As I have mentioned many times, I think one of the keys to winning at video keno is frequently "re-setting" the machine by cashing out and starting over.
The advent of ticket-in, ticket-out has made the process very easy to do, though those noisy printers sometimes cause neighboring players to pause.
That happened recently while playing at Palace Station. I was playing Multi-Card Keno (also known as 20-card keno), in which I had marked my standard 16 numbers (all eight numbers in the 3 and 4 columns) in the following configurations: two sets of eight 7-spots and four 8-spots.
When playing, I’m somewhat unforgiving of a machine that doesn’t show any "interest" in hitting my numbers. This means that, unless I can catch some 4-of-7’s, 4-of-8’s or higher payoffs, or if I consistently get four numbers or less out of the 16 marked within the first three or four games, then I’m ready to reset.
When the machine is "off," this could mean cashing out and starting over nearly constantly.

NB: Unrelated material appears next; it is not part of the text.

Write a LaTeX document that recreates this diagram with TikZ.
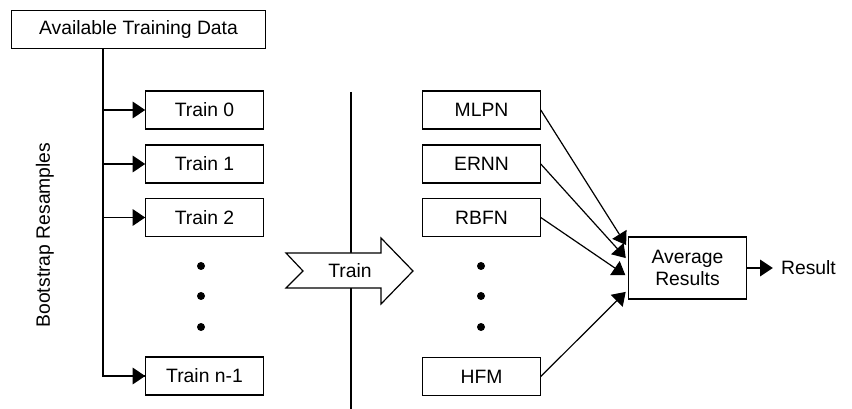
\documentclass[tikz,border=0pt]{standalone}
\usepackage{fontspec}
\setmainfont{Liberation Sans}
\usetikzlibrary{arrows.meta}
\usetikzlibrary{positioning}

\begin{document}
\begin{tikzpicture}[
    x=0.75pt, y=-0.75pt,
    every node/.style={font=\fontsize{14.5}{17}\selectfont},
    box/.style={draw, line width=0.9pt, minimum width=88pt, minimum height=28.5pt, inner sep=0pt},
    databox/.style={box, minimum width=190pt, minimum height=29pt},
    avgbox/.style={box, minimum width=89pt, minimum height=46.5pt, align=center},
    dot/.style={circle, fill, inner sep=0pt, minimum size=6pt},
    link/.style={line width=0.9pt},
    feed/.style={link, -{Triangle[length=9.5pt,width=12.5pt]}},
    train/.style={draw, line width=0.9pt, fill=white}
  ]
  \useasboundingbox (0,0) rectangle (852,409);

  % source data and bootstrap samples
  \node[databox] (data) at (138.5,29.5) {Available Training Data};
  \node[box] (t0) at (204.5,110) {Train 0};
  \node[box] (t1) at (204.5,164) {Train 1};
  \node[box] (t2) at (204.5,217.5) {Train 2};
  \node[box] (tn) at (204.5,376) {Train n-1};
  \node[dot] (ld1) at (201,266) {};
  \node[dot] (ld2) at (201,296) {};
  \node[dot] (ld3) at (201,327) {};
  \node[rotate=90] (boot) at (45,235) {Bootstrap Resamples};

  \coordinate (trunk) at (103,49);
  \draw[link] (trunk) |- (tn.west);
  \draw[feed] (tn.west -| trunk) -- (tn.west);
  \foreach \t in {t0,t1,t2}
    \draw[feed] (\t.west -| trunk) -- (\t.west);

  % separator and train arrow
  \coordinate (septop) at (351,92);
  \coordinate (sepbot) at (351,409);
  \draw[link] (septop) -- (sepbot);
  \draw[train] (286,253) -- (381,253) -- (381,238) -- (413,271) -- (381,304)
    -- (381,288) -- (286,288) -- (303,271) -- cycle;
  \node (trainlbl) at (350,271) {Train};

  % models
  \node[box] (mlpn) at (481.5,110) {MLPN};
  \node[box] (ernn) at (481.5,164) {ERNN};
  \node[box] (rbfn) at (481.5,217.5) {RBFN};
  \node[box] (hfm) at (481.5,376.5) {HFM};
  \node[dot] (rd1) at (481,266) {};
  \node[dot] (rd2) at (481,296) {};
  \node[dot] (rd3) at (481,327) {};

  % combination
  \node[avgbox] (avg) at (687.5,268) {Average\\Results};
  \draw[feed, shorten >=2pt] (mlpn.east) -- ([yshift=15.5pt]avg.west);
  \draw[feed, shorten >=2pt] (ernn.east) -- ([yshift=6pt]avg.west);
  \draw[feed, shorten >=2pt] (rbfn.east) -- ([yshift=-6.5pt]avg.west);
  \draw[feed, shorten >=2pt] (hfm.east) -- ([yshift=-16.5pt]avg.west);
  \node[right=25pt of avg, inner sep=0pt] (result) {Result};
  \draw[feed, shorten >=6pt] (avg.east) -- (result.west);
\end{tikzpicture}
\end{document}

The player next to me noticed and asked whether the process "did any good." (This is an experienced keno player. She didn’t ask, "What are you doing" or "What’s the problem." Instead, she instantly knew what I was doing and asked whether the technique had produced any positive results.)
I told her that sometimes it seemed to work, because in essence what I’m trying to do is simulate the starting cycle of the machine, which appears to be the times when the big jackpots are usually hit.
She acknowledged that she always heard from players how they hit the "big one" after only a few moments of play.
Luckily, during the course of this cashing in and cashing out process, I was able to catch seven numbers in one of my groups that contained eight 7-spots (thus hitting a solid 7-spot plus seven 6-of-7 jackpots).
It always makes you look good when you can hit a jackpot using a technique, which by all accounts, defies reality for most players.
A short while later, after a heavy dose of cashing in and out, I caught seven numbers in one of my 8-spot clusters for a nice 7-of-8 payoff.
By this time, the woman next to me was cashing in and out on about every fourth or fifth game. (I don’t know if she caught anything big, but I noticed her credits seemed to have been given new life!)
We got to talking and she questioned whether I would have had the same result by never having cashed out.
That is, could I have hit the solid 7-spot and 7-of-8 if I had just left the money in and never reset the machine.
It’s actually a good question. And, since I had some fresh "ammunition" that the jackpots provided, I decided the next day to experiment by playing without my cashing in/cashing out ritual (gulp!).
Here’s what happened. I started my session with the same clusters. I then played my usual manner (cashing in and out) until I finally caught 6-of-7 in one of my groups. (Note that when I say 6-of-7, I actually mean two 6-of-7 jackpots, because when you mark eight 7-spots on top of eight numbers, the overlap results in two 6-of-7’s when six numbers land in the group.)
From that point on, I never cashed out. (It was important, I thought, to hit that first 6-of-7. In the past, I’ve found that if I can catch a 6-of-7, it’s more likely that I’ll catch a solid 7-spot.)
Over the course of the next hour or so, my credit meter went on a slow drain. After all of the 6-of-7 credits were played off, I caught a second 6-of-7, which give me some encouragement.
But it was short-lived, as once again the slow deterioration of credits began, kind of like watching the blood slowly seep out of your body (well, maybe it’s not that bad, but I hate to lose credits!).
I even got to the point where I began to feed bills into the machine. When it came time to leave, I cashed out a little bit of money, but I never caught a 7-of-8 or solid 7-spot.
That’s not to say I wouldn’t have, if I had continued playing. But there’s only so much blood in this turnip!
In the final analysis, I think I will continue to keep re-setting. For whatever reason, it seems to work.